What you are asked to do:
Write the lines out again, from the top of the material to the line containing "(45,82) -- (1196,82);", pictures excluded.

Supplied material:
* * * *

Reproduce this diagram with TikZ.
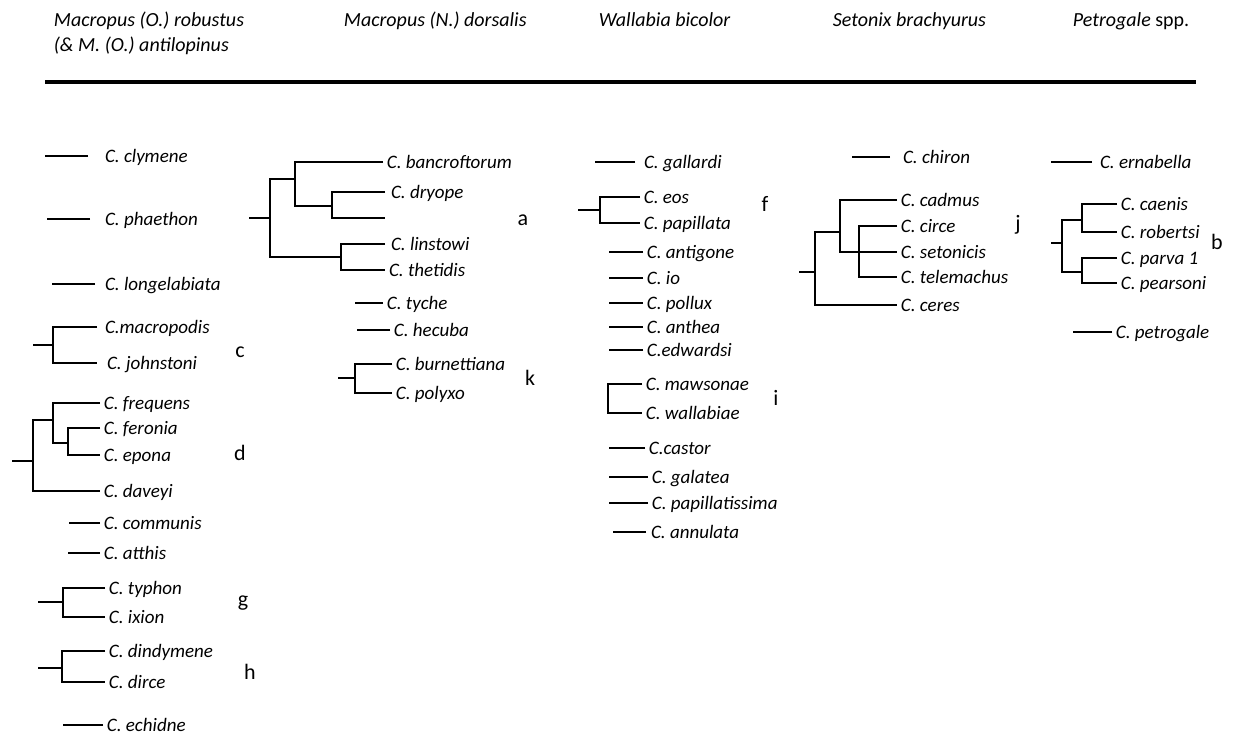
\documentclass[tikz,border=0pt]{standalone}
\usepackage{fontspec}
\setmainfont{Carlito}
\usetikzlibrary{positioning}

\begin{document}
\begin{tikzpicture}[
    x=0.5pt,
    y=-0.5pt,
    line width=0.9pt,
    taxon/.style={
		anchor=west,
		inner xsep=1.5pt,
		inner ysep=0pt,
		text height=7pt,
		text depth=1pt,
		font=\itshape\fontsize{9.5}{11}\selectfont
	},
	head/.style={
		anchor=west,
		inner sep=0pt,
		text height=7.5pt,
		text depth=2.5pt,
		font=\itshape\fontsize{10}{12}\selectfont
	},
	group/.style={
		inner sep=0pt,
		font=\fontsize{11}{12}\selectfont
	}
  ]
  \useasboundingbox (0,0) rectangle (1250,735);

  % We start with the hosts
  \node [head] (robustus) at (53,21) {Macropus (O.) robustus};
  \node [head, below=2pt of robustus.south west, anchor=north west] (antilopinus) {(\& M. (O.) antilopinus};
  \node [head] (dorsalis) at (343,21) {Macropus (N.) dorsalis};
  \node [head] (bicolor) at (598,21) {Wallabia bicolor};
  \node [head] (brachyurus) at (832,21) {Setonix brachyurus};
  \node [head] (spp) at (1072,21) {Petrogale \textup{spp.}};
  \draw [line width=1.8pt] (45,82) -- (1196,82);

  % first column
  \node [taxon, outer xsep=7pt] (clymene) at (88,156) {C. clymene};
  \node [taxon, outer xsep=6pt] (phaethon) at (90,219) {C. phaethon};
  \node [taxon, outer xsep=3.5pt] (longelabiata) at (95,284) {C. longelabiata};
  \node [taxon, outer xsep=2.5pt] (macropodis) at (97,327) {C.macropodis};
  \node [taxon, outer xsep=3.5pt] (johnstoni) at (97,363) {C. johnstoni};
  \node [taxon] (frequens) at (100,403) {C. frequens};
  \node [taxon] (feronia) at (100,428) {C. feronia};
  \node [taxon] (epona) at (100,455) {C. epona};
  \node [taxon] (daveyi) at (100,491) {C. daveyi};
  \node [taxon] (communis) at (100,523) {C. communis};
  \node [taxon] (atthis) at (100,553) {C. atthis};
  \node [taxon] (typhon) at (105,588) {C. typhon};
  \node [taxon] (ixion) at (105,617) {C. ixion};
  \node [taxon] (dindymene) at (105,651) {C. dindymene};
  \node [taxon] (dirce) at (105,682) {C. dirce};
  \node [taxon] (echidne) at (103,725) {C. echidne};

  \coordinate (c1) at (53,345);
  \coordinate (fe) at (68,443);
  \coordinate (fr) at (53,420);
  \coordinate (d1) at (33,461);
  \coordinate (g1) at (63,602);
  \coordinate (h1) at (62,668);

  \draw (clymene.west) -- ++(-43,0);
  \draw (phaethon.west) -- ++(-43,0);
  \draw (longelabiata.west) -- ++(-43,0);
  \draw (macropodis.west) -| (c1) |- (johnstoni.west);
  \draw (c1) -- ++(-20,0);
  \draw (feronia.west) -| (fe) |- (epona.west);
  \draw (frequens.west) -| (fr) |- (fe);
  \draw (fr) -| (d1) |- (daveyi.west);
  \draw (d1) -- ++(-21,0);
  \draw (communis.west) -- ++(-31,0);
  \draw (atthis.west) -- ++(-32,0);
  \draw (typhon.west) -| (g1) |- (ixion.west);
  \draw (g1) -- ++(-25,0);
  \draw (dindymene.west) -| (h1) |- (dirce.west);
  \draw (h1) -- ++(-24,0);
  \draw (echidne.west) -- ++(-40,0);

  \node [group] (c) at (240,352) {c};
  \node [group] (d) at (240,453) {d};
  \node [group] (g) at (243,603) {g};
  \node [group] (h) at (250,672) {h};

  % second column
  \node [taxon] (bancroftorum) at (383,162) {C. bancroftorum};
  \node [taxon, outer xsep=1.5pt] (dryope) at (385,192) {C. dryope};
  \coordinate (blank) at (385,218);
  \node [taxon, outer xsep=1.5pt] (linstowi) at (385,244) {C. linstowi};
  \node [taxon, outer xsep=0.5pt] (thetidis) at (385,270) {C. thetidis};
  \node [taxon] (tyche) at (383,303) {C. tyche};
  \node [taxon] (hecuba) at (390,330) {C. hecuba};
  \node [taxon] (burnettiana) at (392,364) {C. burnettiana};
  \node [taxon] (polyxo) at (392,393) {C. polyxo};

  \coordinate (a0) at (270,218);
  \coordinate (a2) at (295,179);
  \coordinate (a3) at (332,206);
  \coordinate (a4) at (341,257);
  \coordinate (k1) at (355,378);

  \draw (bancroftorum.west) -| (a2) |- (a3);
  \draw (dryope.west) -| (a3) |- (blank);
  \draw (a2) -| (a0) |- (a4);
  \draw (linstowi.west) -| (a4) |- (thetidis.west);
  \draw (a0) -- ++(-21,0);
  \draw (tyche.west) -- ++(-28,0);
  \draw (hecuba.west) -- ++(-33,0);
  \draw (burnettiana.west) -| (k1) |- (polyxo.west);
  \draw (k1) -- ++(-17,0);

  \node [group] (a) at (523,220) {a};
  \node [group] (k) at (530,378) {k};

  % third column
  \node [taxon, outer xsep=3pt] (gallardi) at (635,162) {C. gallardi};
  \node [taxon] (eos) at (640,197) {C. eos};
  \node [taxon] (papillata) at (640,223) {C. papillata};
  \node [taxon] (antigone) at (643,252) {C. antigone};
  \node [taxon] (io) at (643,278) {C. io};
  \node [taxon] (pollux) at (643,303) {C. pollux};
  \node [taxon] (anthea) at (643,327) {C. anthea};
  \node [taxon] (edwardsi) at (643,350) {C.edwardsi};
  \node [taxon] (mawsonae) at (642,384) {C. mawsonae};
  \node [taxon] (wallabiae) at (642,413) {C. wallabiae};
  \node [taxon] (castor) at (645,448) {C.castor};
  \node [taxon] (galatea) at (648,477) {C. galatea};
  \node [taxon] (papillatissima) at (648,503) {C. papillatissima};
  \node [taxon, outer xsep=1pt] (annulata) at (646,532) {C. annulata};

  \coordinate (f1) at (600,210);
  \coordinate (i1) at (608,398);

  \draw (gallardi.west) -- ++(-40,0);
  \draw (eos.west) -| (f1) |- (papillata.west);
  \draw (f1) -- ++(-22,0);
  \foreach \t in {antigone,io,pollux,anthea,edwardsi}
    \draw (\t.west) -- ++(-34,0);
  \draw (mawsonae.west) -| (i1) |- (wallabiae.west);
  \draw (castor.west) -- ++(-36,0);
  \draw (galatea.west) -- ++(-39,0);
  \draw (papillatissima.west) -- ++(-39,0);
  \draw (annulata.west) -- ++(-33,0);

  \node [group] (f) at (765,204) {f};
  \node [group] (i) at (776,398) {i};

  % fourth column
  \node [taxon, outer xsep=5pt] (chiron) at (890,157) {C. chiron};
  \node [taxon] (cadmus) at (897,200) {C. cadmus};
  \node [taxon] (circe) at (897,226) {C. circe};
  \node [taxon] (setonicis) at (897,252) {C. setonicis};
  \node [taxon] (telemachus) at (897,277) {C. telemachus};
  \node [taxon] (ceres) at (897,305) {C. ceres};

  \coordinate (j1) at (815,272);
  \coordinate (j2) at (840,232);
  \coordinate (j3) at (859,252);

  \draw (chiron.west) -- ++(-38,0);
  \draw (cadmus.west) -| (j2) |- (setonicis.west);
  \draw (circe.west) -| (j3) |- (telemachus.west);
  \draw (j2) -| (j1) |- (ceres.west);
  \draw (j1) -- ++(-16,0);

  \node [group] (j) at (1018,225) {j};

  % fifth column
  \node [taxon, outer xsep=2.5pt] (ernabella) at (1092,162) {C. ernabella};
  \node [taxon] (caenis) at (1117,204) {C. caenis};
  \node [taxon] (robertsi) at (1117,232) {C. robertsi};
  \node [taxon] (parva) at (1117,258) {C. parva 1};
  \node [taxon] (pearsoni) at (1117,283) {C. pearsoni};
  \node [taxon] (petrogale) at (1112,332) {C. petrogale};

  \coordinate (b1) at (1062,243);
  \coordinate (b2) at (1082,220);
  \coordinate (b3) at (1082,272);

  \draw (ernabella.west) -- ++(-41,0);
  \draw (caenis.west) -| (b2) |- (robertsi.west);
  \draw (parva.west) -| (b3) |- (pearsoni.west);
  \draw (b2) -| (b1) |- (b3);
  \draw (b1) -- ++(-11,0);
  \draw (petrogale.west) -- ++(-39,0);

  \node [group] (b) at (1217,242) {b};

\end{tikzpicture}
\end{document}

* * * *

Answer for the task:
Reproduce this diagram with TikZ.
\documentclass[tikz,border=0pt]{standalone}
\usepackage{fontspec}
\setmainfont{Carlito}
\usetikzlibrary{positioning}

\begin{document}
\begin{tikzpicture}[
    x=0.5pt,
    y=-0.5pt,
    line width=0.9pt,
    taxon/.style={
		anchor=west,
		inner xsep=1.5pt,
		inner ysep=0pt,
		text height=7pt,
		text depth=1pt,
		font=\itshape\fontsize{9.5}{11}\selectfont
	},
	head/.style={
		anchor=west,
		inner sep=0pt,
		text height=7.5pt,
		text depth=2.5pt,
		font=\itshape\fontsize{10}{12}\selectfont
	},
	group/.style={
		inner sep=0pt,
		font=\fontsize{11}{12}\selectfont
	}
  ]
  \useasboundingbox (0,0) rectangle (1250,735);

  % We start with the hosts
  \node [head] (robustus) at (53,21) {Macropus (O.) robustus};
  \node [head, below=2pt of robustus.south west, anchor=north west] (antilopinus) {(\& M. (O.) antilopinus};
  \node [head] (dorsalis) at (343,21) {Macropus (N.) dorsalis};
  \node [head] (bicolor) at (598,21) {Wallabia bicolor};
  \node [head] (brachyurus) at (832,21) {Setonix brachyurus};
  \node [head] (spp) at (1072,21) {Petrogale \textup{spp.}};
  \draw [line width=1.8pt] (45,82) -- (1196,82);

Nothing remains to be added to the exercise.